TASK DIRECTIONS =>
Starting at the top of the listing, extract every line up to and including the one with "sjalf_err = [0.27, 0.53, 0.73, 0.95, 1.0]". Pictures stay out of the copy.

SOURCE EXCERPT =>
** Start **
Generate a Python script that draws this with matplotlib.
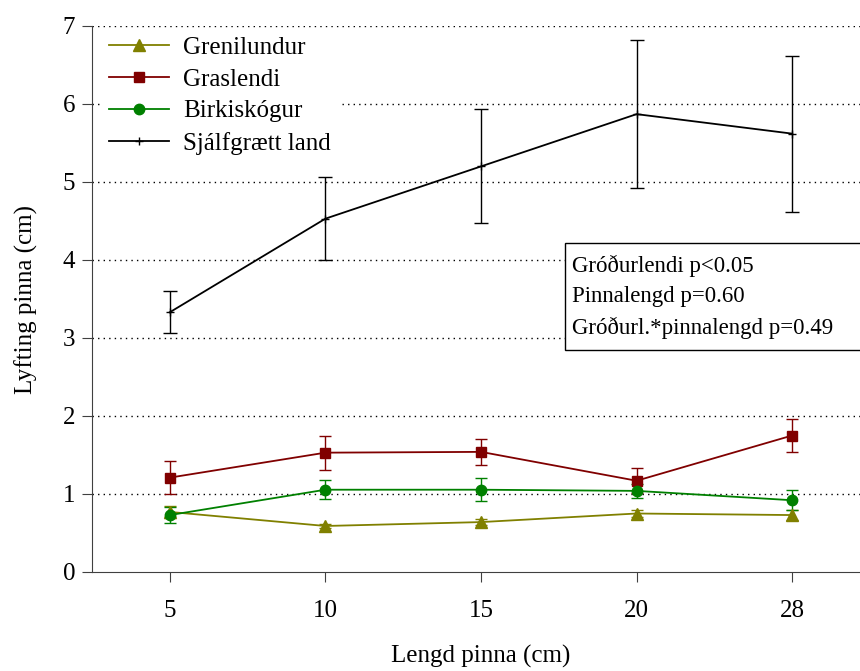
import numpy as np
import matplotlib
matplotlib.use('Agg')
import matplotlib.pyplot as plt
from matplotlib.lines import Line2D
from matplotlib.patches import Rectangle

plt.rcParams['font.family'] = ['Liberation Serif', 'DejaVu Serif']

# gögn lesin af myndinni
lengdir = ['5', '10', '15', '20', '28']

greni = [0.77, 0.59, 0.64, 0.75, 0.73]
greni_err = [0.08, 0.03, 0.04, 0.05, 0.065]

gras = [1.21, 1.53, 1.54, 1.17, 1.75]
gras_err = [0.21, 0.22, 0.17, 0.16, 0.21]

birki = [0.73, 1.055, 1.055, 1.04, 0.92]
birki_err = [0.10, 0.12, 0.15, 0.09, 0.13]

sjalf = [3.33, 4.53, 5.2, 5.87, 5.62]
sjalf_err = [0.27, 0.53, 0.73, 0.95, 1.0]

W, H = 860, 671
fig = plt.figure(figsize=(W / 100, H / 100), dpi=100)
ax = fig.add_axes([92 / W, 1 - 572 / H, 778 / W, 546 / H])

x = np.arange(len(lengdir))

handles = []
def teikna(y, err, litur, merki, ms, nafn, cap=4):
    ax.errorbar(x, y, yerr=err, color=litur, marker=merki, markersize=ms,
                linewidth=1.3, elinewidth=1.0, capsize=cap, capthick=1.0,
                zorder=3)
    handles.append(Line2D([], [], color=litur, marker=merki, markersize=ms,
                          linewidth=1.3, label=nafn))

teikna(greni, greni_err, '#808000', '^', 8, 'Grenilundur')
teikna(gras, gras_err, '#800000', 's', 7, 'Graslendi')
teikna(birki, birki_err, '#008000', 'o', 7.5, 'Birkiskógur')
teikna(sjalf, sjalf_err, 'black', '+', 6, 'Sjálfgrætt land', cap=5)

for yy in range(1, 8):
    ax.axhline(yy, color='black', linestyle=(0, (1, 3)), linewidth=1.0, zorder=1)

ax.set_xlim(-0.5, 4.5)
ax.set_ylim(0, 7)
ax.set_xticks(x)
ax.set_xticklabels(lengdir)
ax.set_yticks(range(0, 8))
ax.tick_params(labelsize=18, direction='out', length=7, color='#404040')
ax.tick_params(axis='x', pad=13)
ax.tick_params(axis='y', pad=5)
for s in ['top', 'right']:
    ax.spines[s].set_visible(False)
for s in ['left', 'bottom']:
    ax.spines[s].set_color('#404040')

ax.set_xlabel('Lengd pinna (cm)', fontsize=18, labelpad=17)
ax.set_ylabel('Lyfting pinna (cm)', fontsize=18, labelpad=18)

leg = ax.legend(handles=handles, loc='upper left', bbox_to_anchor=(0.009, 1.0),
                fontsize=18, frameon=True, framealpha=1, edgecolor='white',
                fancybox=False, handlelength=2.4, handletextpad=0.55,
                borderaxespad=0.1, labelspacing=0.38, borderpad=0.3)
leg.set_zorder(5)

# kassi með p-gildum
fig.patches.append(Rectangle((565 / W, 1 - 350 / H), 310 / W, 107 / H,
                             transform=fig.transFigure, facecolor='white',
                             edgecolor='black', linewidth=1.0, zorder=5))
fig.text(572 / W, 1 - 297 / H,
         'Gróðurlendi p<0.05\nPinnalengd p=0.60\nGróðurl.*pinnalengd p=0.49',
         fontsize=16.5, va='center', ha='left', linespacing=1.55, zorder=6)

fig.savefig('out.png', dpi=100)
** End **
SOLUTION =>
Generate a Python script that draws this with matplotlib.
import numpy as np
import matplotlib
matplotlib.use('Agg')
import matplotlib.pyplot as plt
from matplotlib.lines import Line2D
from matplotlib.patches import Rectangle

plt.rcParams['font.family'] = ['Liberation Serif', 'DejaVu Serif']

# gögn lesin af myndinni
lengdir = ['5', '10', '15', '20', '28']

greni = [0.77, 0.59, 0.64, 0.75, 0.73]
greni_err = [0.08, 0.03, 0.04, 0.05, 0.065]

gras = [1.21, 1.53, 1.54, 1.17, 1.75]
gras_err = [0.21, 0.22, 0.17, 0.16, 0.21]

birki = [0.73, 1.055, 1.055, 1.04, 0.92]
birki_err = [0.10, 0.12, 0.15, 0.09, 0.13]

sjalf = [3.33, 4.53, 5.2, 5.87, 5.62]
sjalf_err = [0.27, 0.53, 0.73, 0.95, 1.0]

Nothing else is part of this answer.